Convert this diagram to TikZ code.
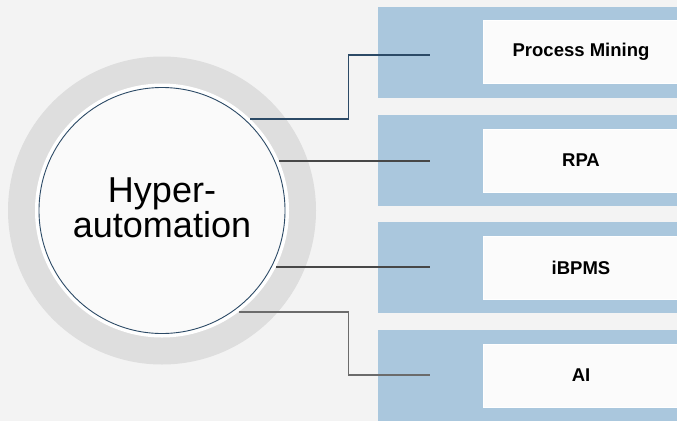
\documentclass[tikz,border=0pt]{standalone}
\usepackage{fontspec}
\setmainfont{Liberation Sans}
\usepackage{xcolor}
\usepackage{tikz}

\definecolor{bgcol}{HTML}{F3F3F3}
\definecolor{ringcol}{HTML}{DEDEDE}
\definecolor{hubcol}{HTML}{FAFAFA}
\definecolor{hubline}{HTML}{2C4A66}
\definecolor{bandcol}{HTML}{AAC7DD}
\definecolor{boxcol}{HTML}{FBFBFB}

\tikzset{
  band/.style={fill=bandcol, draw=none},
  techbox/.style={rectangle, fill=boxcol, draw=white, line width=0.8pt,
    minimum width=196pt, minimum height=63pt, inner sep=0pt,
    font=\fontsize{18.5}{20}\selectfont\bfseries, text=black},
  link/.style={line width=1.4pt}
}

\begin{document}
\begin{tikzpicture}[x=1pt, y=-1pt]
\useasboundingbox (0,0) rectangle (677,421);
\fill[bgcol] (0,0) rectangle (677,421);

% draw the rings
\fill[ringcol] (162,210.5) circle (154);
\node[circle, fill=white, minimum size=254pt, inner sep=0pt] (ring) at (162,210.5) {};
\node[circle, fill=hubcol, draw=hubline, line width=0.9pt, minimum size=246pt,
  inner sep=0pt] (hub) at (162,210.5) {};
\node[align=center, font=\fontsize{36}{35}\selectfont] (hubtext) at (162,207.5)
  {Hyper-\\automation};

% draw the bands
\fill[band] (378,7) rectangle (677,98);
\fill[band] (378,115) rectangle (677,206);
\fill[band] (378,222) rectangle (677,313);
\fill[band] (378,330) rectangle (677,421);

% draw the boxes
\node[techbox] (pm) at (581,51.5) {Process Mining};
\node[techbox] (rpa) at (581,160.5) {RPA};
\node[techbox] (bpms) at (581,267.5) {iBPMS};
\node[techbox] (ai) at (581,375.5) {AI};

% ends of the links
\node[coordinate] (t1) at (430,55) {};
\node[coordinate] (t2) at (430,161) {};
\node[coordinate] (t3) at (430,267) {};
\node[coordinate] (t4) at (430,375) {};

% draw the links
\draw[link, draw=hubline] (ring.46) -- ++(98,0) |- (t1);
\draw[link, draw=black!72] (ring.23 |- t2) -- (t2);
\draw[link, draw=black!72] (ring.-26 |- t3) -- (t3);
\draw[link, draw=black!58] (ring.-53) -- ++(110,0) |- (t4);

\end{tikzpicture}
\end{document}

* Aim
Repeat the material above in full and exactly, omitting the pictures.

* Response to this exercise
Convert this diagram to TikZ code.
\documentclass[tikz,border=0pt]{standalone}
\usepackage{fontspec}
\setmainfont{Liberation Sans}
\usepackage{xcolor}
\usepackage{tikz}

\definecolor{bgcol}{HTML}{F3F3F3}
\definecolor{ringcol}{HTML}{DEDEDE}
\definecolor{hubcol}{HTML}{FAFAFA}
\definecolor{hubline}{HTML}{2C4A66}
\definecolor{bandcol}{HTML}{AAC7DD}
\definecolor{boxcol}{HTML}{FBFBFB}

\tikzset{
  band/.style={fill=bandcol, draw=none},
  techbox/.style={rectangle, fill=boxcol, draw=white, line width=0.8pt,
    minimum width=196pt, minimum height=63pt, inner sep=0pt,
    font=\fontsize{18.5}{20}\selectfont\bfseries, text=black},
  link/.style={line width=1.4pt}
}

\begin{document}
\begin{tikzpicture}[x=1pt, y=-1pt]
\useasboundingbox (0,0) rectangle (677,421);
\fill[bgcol] (0,0) rectangle (677,421);

% draw the rings
\fill[ringcol] (162,210.5) circle (154);
\node[circle, fill=white, minimum size=254pt, inner sep=0pt] (ring) at (162,210.5) {};
\node[circle, fill=hubcol, draw=hubline, line width=0.9pt, minimum size=246pt,
  inner sep=0pt] (hub) at (162,210.5) {};
\node[align=center, font=\fontsize{36}{35}\selectfont] (hubtext) at (162,207.5)
  {Hyper-\\automation};

% draw the bands
\fill[band] (378,7) rectangle (677,98);
\fill[band] (378,115) rectangle (677,206);
\fill[band] (378,222) rectangle (677,313);
\fill[band] (378,330) rectangle (677,421);

% draw the boxes
\node[techbox] (pm) at (581,51.5) {Process Mining};
\node[techbox] (rpa) at (581,160.5) {RPA};
\node[techbox] (bpms) at (581,267.5) {iBPMS};
\node[techbox] (ai) at (581,375.5) {AI};

% ends of the links
\node[coordinate] (t1) at (430,55) {};
\node[coordinate] (t2) at (430,161) {};
\node[coordinate] (t3) at (430,267) {};
\node[coordinate] (t4) at (430,375) {};

% draw the links
\draw[link, draw=hubline] (ring.46) -- ++(98,0) |- (t1);
\draw[link, draw=black!72] (ring.23 |- t2) -- (t2);
\draw[link, draw=black!72] (ring.-26 |- t3) -- (t3);
\draw[link, draw=black!58] (ring.-53) -- ++(110,0) |- (t4);

\end{tikzpicture}
\end{document}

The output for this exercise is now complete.